The World Health Organization (WHO) cancer agency classified talcum powder as “possibly carcinogenic” in 2006. Although several clinical studies found an evidence of increased risk of ovarian cancer, still a final association that proves that this substance may cause malignancies has not been found. In 1971, a first study published in the Journal of Obstetrics and Gynaecology discovered talc particles lodged in the ovaries of over 75% of patients affected by cancer. Another study published in 2010 even found a chance that this substance may cause endometrial cancer in women who passed menopause. Smaller trials and observational studies provided different and sometimes even contradictory results, but a larger systematic review of all the evidence found up to 2015, indicated that talcum may increase the risk of ovarian malignancies between 30 to 60 percent.
Talcum powder and ovarian cancer – mechanism of action
No final explanation has ever been provided to why talcum causes tumors in the ovaries. A theory is that talcum particles may reach the fallopian tubes and uterus by slowly migrating inside the genital tissues. This process may cause a chronic inflammation which may lead to cellular mutation and cancer proliferation. This theory has been supported by the fact that any procedure such as tubal ligation that prevents the talc particles from ascending inside the fallopian tubes reduced the cancer risk by 50 percent.
Another mechanism that has been suggested is the suppression of the anti-MUC1 antibodies. The anti-MUC1 are found in a mucus that grows inside the female genital organs and protects the ovaries from the multiplication of malignant cells. Talc suppresses the antibodies, increasing the risk of ovarian tumors as well as the aggressivity of cancerous cells.
Overview of ovarian cancer
Cancer is defined as an uncontrolled overgrowth of malignant cells. Cancerous cells may be resected surgically if they do not spread outside the ovaries (benign tumor) but if they migrate to other organs (metastasis), they may have lethal consequences. A malignant tumor is also known as a carcinoma, and can be treated with a combination of radiation, chemotherapy, surgery, and hormones. Although the symptoms are barely noticeable in the earlier phases, they became much more severe as the condition worsens. Because of this apparent lack of symptoms, ovarian cancer is often diagnosed only when it’s too late, leading to a poor prognosis and a high mortality rate.
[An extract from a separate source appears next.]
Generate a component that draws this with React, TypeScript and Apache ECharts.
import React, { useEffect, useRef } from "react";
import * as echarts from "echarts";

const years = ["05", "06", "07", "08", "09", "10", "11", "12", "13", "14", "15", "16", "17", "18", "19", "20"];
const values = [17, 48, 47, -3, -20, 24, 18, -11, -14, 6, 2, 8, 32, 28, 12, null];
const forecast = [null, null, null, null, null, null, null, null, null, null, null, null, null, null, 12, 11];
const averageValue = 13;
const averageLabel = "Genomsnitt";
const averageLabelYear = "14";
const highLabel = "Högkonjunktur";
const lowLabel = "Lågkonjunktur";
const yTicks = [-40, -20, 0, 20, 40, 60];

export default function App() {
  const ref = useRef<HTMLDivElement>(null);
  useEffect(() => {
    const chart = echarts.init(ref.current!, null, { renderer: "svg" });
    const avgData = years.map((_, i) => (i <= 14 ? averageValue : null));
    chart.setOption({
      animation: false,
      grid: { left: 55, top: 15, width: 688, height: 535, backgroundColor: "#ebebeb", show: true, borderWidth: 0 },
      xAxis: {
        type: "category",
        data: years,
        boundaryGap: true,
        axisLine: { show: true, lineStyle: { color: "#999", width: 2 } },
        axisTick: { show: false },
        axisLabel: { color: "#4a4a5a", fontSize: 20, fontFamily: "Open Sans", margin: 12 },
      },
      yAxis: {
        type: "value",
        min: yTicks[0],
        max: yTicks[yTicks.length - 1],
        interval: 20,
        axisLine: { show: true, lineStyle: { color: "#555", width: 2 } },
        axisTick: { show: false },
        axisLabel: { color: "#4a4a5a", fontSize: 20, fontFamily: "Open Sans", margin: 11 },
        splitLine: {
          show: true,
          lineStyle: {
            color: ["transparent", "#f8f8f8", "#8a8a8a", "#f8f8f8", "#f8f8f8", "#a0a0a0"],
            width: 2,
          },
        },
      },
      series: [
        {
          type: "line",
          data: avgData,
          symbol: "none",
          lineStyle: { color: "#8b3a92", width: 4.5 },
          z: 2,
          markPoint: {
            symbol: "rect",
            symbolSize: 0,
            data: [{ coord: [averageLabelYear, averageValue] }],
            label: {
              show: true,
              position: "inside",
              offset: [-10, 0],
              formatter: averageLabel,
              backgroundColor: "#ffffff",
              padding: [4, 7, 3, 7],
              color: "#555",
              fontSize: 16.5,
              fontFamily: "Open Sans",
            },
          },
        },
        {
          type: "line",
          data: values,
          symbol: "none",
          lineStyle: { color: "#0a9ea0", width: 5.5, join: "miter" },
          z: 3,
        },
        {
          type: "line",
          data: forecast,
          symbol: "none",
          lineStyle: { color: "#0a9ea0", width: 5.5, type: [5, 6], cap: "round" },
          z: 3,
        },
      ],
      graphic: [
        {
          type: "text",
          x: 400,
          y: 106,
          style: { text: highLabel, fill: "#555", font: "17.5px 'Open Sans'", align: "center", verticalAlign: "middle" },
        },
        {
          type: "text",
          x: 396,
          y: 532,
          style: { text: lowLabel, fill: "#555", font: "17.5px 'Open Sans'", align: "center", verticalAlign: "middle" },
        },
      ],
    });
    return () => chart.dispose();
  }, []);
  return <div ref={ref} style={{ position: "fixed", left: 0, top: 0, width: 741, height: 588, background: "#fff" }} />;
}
Scientific community’s final word on the talcum-related risks
To date, no real consensus has ever been reached by the scientific community on whether this substance is really a carcinogen. It’s quite hard, in fact, to provide a final assumption on such an elusive issue since no reliable, repeatable data can be found. Evidence on talcum is as impalpable as the substance itself. Its percentage varies significantly from one cosmetic product from the other, as well as the quantity used by women for feminine hygiene (i.e. its dosage). Finding its real concentration on the tissues affected is challenging, and information bias is always high since no doctors may ever file an adverse reaction report since talcum powder is not a drug nor a pharmaceutical substance. Patients’ self-reporting is all but reliable, and even the application method (by swabs, spraying, or application on the underwear) may reasonably affect the actual amount of powder that reaches the ovaries. Even a reasonable chance of risk, however, is often enough for the clinical world to assume that contact with this substance should be avoided. Although smaller studies that had to rely on this unconfirmed data did not provide a final answer to this doubt and forced the regulators to skip them due to their stricter standards, warning the general population about talcum’s alleged dangers is still recommended.